As valuation experts, we are also called upon to be advisors. We could simply perform a valuation using the standard of value dictated by the client or attorney; that would certainly fulfill our role as an expert. However, in most cases, our clients are better served when we act as advisors as well.
Take a Look at this Common Scenario
We are often asked to provide valuation services related to shareholders buying shares from another shareholder. Often times these buyouts result in disagreements related to value of the shares. . These disputes are generally caused by some perceived economic injustice and frequently pursued by a non-controlling interest holder against a controlling interest holder or group of interest holders. Whether the plaintiff will prevail is often dependent upon more than just the actions of the parties which gave rise to the dispute. Frequently, the real deciding factors are governing statutes and the wording of the agreement by which the interest holders are bound. Understanding how agreements and statutes work together and affect valuation is important in performing any valuation in these circumstances. Recognizing and communicating that understanding is even more important.
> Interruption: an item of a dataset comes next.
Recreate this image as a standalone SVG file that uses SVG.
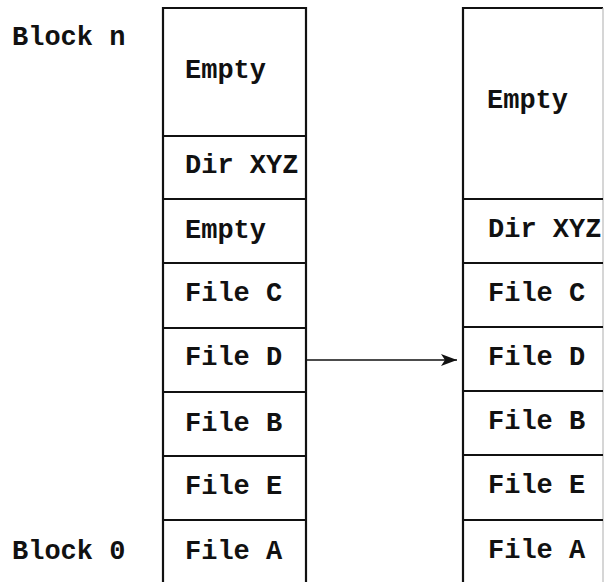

In the event of a shareholder dispute, lawyers for both parties generally look first to existing operating agreements to direct them in how to proceed. A well-written operating agreement can control how disputes are settled, how buy-outs are effected, and how valuations are to be performed under different circumstances. For instance, an agreement may direct the opposing sides to hire an independent appraiser who is directed to apply the Fair Market Value standard in determining the value of any shares in dispute. Agreements like this tend to be well constructed, fairly straightforward, and cover many different contingencies.
If no agreement exists between the parties, their attorneys will look to state statutes to determine how to proceed. In this situation, like the scenario above, there is relatively clear direction on what to do. The direction generally includes some standard of value for the determination of the value of the underlying shares, and often includes some discussion about the application of “valuation discounts”.
The trickier situations are those in which agreements exist, but are not completely clear. For example, consider a situation in which a non-controlling shareholder (the plaintiff) believes she has been cheated by the controlling shareholder and is a victim of “minority oppression.” Assume the operating agreement does not specifically address this situation, but does have a provision for the valuation of shares in case of the death of a shareholder. If a shareholder dies, the agreement specifies repurchase by the company at Fair Market Value. The agreement goes on to define Fair Market Value using language that is not typical for the definition and differs from what most valuation experts would recognize. In addition, suppose that the statute allows the application of Fair Value in cases of minority oppression. What valuation standard should be applied? What is the difference?
While no valuation expert should make the legal determination of which valuation standard should apply in this scenario, it is important for the expert to recognize and explain the various possibilities. Equally important is for the expert to advise the client and the attorney that differences exist and the potential implications for the valuation of considering one versus another. Many firms can provide valuations; however, you will be better served in seeking professionals who will add value through solid advice.